Biologisches Geschlecht und soziale Geschlechterrollen: Für einen Evolutionsbiologen steht fest, dass es in der Naturwissenschaft nur zwei Geschlechter gibt. Wieso, hat er in einem Interview erklärt.
Ein Vortrag einer weitgehend unbekannten Biologin an der Humboldt-Universität in Berlin hatte eine Diskussion über Cancel Culture ausgelöst. Die Doktorandin Marie-Luise Vollbrecht konnte zwischenzeitig ihren Vortrag mit dem Titel „Geschlecht ist nicht (Ge)schlecht, Sex, Gender und warum es in der Biologie zwei Geschlechter gibt“ nicht halten. Der Grund: Sicherheitsbedenken. Im Vorfeld wurde Kritik an der Biologin laut, ihr wurde unter anderem von studentischen Organisationen „Queerfeindlichkeit“ vorgeworfen.
Der Zoologe und Evolutionsbiologe Axel Meyer lehrt als Professor an der Universität Konstanz. Im Interview mit der Frankfurter Allgemeinen Zeitung vertritt Meyer eine ähnliche Position wie Vollbrecht. Laut ihm ist die „relative Größe der Keimzellen das Definitionskriterium“ dafür, „welches Tier wir als Weibchen oder Männchen bezeichnen“. Für ihn sei als Naturwissenschaftler klar: Rein biologisch gesehen gebe es nur zwei Geschlechter – männlich und weiblich. Im Englischen gibt es dafür den Ausdruck „Sex“.

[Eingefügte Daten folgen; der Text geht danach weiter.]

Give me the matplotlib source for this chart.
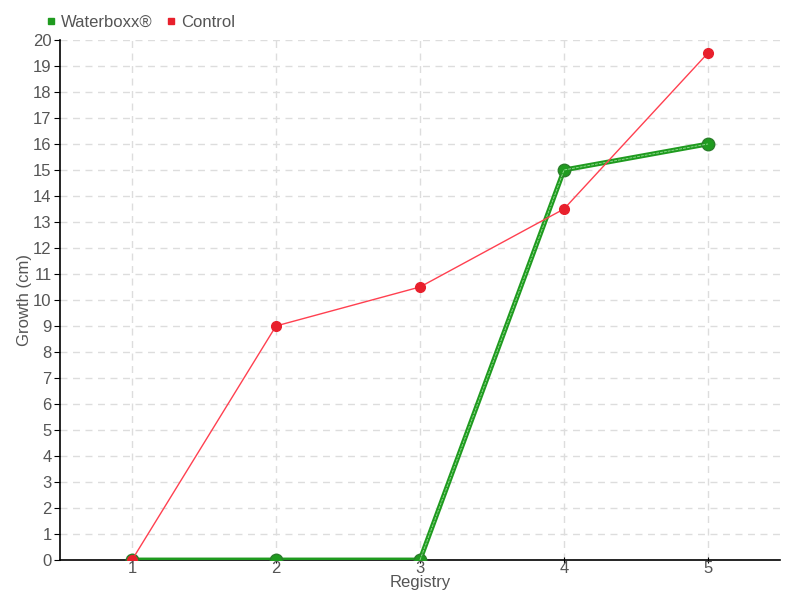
import matplotlib
matplotlib.use('Agg')
from matplotlib import pyplot as plt
from matplotlib.lines import Line2D

plt.rcParams['font.family'] = ['Liberation Sans', 'DejaVu Sans']

registry = [1, 2, 3, 4, 5]
waterboxx = [0, 0, 0, 15, 16]
control = [0, 9, 10.5, 13.5, 19.5]
y_ticks = list(range(0, 21))

txt = '#555555'
green = '#1f9b1f'

fig = plt.figure(figsize=(8, 6), dpi=100)
ax = fig.add_axes([0.075, 0.0667, 0.9, 0.8667])

ax.plot(registry, waterboxx, color=green, lw=3.5, marker='o', ms=9,
        mfc=green, mec='#2a7d2a', mew=1, zorder=3)
# light stripe on the rising part of the green line
ax.plot(registry[2:], waterboxx[2:], color='#8ad88a', lw=0.7, ls=(0, (3, 1)), zorder=3.5)
ax.plot(registry, control, color='#ff4050', lw=1, marker='o', ms=7,
        mfc='#e8202c', mec='#e8202c', zorder=4)

ax.set_xlim(0.5, 5.5)
ax.set_ylim(0, 20)
ax.set_xticks(registry)
ax.set_yticks(y_ticks)
ax.grid(True, color='#dddddd', ls=(0, (5, 4)), lw=1)
ax.set_axisbelow(True)
for s in ['top', 'right']:
    ax.spines[s].set_visible(False)
for s in ['left', 'bottom']:
    ax.spines[s].set_color('black')
    ax.spines[s].set_linewidth(1.2)
ax.tick_params(axis='y', length=4, color='black', labelcolor=txt, labelsize=12, pad=2)
ax.tick_params(axis='x', length=4, direction='inout', color='black', labelcolor=txt, labelsize=12, pad=-1)

ax.set_xlabel('Registry', color=txt, fontsize=12, labelpad=-1)
ax.set_ylabel('Growth (cm)', color=txt, fontsize=12, labelpad=1)

handles = [Line2D([], [], ls='none', marker='s', ms=5, color=green),
           Line2D([], [], ls='none', marker='s', ms=5, color='#e8202c')]
leg = fig.legend(handles, ['Waterboxx®', 'Control'], loc='center left',
                 bbox_to_anchor=(0.058, 0.963), ncol=2, frameon=False,
                 fontsize=12, handlelength=0.6, handletextpad=0.3, columnspacing=0.8,
                 borderaxespad=0, borderpad=0)
for t in leg.get_texts():
    t.set_color(txt)

fig.savefig('out.png', dpi=100)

„Ja, es gibt also Organismen, die ihr ‚Sex‘ ändern können, nicht aber ihre ‚Gender‘“
Deshalb könne in der Tier- und Pflanzenwelt nicht von „Gender“ – also den sozialen Geschlechterrollen – die Rede sein. Das gelte beispielsweise auch für Tiere, die das Geschlecht wechseln können, wie etwa bei bestimmten Fischen – zum Beispiel dem Clownfisch. „Ja, es gibt also Organismen, die ihr ‚Sex‘ ändern können, nicht aber ihre ‚Gender‘, und vielleicht zuerst weibliche Gameten (Anm. d. Red. Keimzellen) bilden können, dann männliche“, so Meyer.
Tierstudien würden stets zu dem Ergebnis kommen, dass es „am Ende immer Männchen und Weibchen gibt“ – unabhängig davon, „auf welche Weise das Geschlecht eines Tieres bestimmt wird“.
Gleichzeitig räumt der Evolutionsbiologe bei der Frage, was sich aus der Tier- und Pflanzenwelt für die aktuelle Gender-Debatte ableiten lässt, ein: „Im gesellschaftlichen Diskurs von ‚geschlechtsspezifischem‘ Verhalten hingegen würde ich dafür plädieren, meinetwegen von ‚Gendern‘ zu sprechen, denn dann sind wir auf einer anderen Erklärungsebene.“ Schließlich sei der Mensch Meyer zufolge „die kulturellste aller Arten“. Mit welchen Pronomen eine Person angesprochen werden möchte, sei demnach eine „kulturelle Sache“, sowie eine Frage der „Toleranz“ und des „Respekts“. Diese betreffe jedoch nicht sein Arbeitsgebiet.